EXERCISE> For the data below, transcribe the part that opens with the line containing "Give me the" and closes with the line containing "const yTicks = [0,10,20,30,40];", exactly and with no pictures.

==== STORED ROWS ====

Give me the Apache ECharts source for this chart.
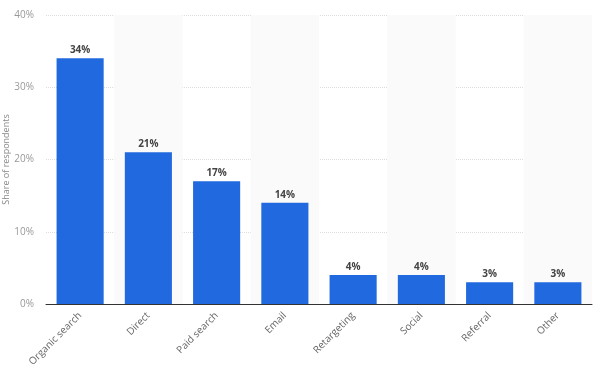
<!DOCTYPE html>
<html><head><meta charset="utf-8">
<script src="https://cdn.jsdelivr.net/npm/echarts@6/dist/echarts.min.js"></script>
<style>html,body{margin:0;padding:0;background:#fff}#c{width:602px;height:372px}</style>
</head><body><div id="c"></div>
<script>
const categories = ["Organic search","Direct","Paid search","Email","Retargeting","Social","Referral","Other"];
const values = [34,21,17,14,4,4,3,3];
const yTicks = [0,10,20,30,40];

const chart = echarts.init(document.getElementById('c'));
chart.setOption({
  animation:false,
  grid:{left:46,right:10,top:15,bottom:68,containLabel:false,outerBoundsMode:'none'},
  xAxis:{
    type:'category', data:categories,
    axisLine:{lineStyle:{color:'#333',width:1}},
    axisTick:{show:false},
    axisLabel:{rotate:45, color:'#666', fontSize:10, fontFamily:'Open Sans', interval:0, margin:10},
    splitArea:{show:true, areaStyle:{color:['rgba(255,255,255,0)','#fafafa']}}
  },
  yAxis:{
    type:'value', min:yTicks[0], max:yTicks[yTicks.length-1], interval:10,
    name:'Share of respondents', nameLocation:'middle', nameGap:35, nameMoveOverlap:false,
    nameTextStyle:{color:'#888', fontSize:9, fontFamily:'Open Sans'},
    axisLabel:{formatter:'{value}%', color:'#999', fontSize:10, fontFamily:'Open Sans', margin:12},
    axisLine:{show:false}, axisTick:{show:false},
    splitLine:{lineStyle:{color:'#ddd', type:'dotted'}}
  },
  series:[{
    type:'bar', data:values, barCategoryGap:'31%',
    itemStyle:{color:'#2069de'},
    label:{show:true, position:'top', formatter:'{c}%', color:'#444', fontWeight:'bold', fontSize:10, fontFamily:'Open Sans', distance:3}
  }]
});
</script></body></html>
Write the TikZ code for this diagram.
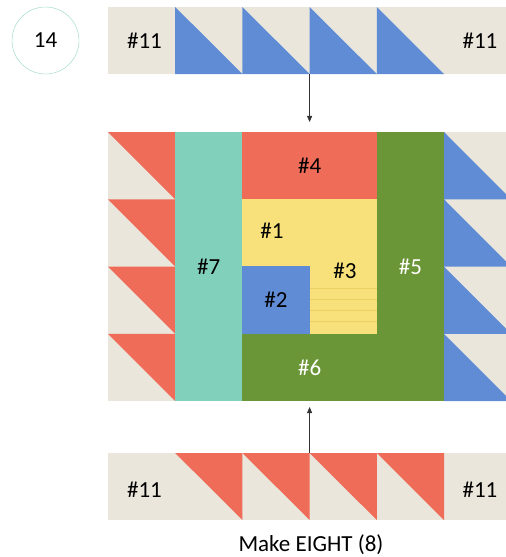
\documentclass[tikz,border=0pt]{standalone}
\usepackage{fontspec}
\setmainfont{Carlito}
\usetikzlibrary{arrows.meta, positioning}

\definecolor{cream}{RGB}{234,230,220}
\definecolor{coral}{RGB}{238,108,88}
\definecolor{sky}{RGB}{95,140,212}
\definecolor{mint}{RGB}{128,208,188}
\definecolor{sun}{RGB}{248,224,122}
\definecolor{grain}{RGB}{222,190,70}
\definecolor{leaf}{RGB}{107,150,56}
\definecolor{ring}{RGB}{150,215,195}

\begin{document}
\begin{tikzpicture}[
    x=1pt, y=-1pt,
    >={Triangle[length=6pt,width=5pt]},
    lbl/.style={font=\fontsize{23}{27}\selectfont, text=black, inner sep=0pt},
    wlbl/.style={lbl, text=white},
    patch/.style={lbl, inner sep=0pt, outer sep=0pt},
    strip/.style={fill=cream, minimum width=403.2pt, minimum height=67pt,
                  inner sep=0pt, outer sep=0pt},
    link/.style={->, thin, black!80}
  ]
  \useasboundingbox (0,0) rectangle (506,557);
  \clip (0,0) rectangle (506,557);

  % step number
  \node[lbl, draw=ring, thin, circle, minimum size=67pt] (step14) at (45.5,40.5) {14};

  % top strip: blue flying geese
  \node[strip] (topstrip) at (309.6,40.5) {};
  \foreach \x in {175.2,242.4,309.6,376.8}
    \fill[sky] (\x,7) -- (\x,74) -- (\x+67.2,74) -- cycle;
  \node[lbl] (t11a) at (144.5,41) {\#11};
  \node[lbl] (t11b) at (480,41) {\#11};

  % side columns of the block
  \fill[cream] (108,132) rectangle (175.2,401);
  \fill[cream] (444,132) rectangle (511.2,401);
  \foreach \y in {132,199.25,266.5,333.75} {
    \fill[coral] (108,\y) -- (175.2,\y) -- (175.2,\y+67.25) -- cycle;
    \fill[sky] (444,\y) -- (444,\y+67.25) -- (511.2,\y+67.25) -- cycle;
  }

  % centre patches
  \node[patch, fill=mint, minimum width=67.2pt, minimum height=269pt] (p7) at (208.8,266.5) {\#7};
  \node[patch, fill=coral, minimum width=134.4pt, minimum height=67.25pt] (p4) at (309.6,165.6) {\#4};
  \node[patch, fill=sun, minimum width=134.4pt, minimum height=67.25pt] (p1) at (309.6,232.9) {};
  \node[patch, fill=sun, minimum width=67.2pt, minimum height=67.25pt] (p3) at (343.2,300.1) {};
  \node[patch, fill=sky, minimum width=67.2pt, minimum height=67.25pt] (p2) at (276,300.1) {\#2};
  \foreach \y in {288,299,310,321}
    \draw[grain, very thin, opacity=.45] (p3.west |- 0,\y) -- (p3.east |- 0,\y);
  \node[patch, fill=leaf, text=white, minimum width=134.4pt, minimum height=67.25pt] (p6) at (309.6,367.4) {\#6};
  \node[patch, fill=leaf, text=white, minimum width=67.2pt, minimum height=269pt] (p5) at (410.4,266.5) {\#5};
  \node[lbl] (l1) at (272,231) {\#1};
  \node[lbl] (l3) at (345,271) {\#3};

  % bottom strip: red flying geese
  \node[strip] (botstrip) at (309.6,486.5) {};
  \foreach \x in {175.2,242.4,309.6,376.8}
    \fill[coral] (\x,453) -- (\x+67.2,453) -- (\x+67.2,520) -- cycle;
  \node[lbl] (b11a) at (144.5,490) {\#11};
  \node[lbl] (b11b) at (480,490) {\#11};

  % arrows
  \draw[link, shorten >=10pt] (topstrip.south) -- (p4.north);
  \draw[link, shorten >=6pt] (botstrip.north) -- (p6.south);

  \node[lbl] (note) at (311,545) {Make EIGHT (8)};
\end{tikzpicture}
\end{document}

====
==== STORED ROWS ====

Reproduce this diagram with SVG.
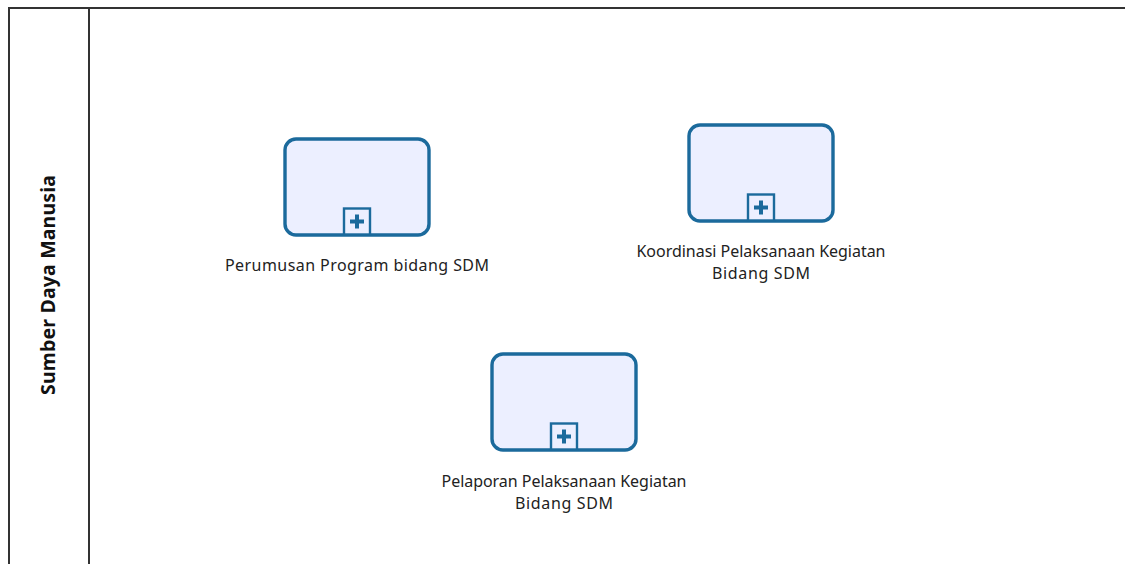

====

THE RESPONSE>
Give me the Apache ECharts source for this chart.
<!DOCTYPE html>
<html><head><meta charset="utf-8">
<script src="https://cdn.jsdelivr.net/npm/echarts@6/dist/echarts.min.js"></script>
<style>html,body{margin:0;padding:0;background:#fff}#c{width:602px;height:372px}</style>
</head><body><div id="c"></div>
<script>
const categories = ["Organic search","Direct","Paid search","Email","Retargeting","Social","Referral","Other"];
const values = [34,21,17,14,4,4,3,3];
const yTicks = [0,10,20,30,40];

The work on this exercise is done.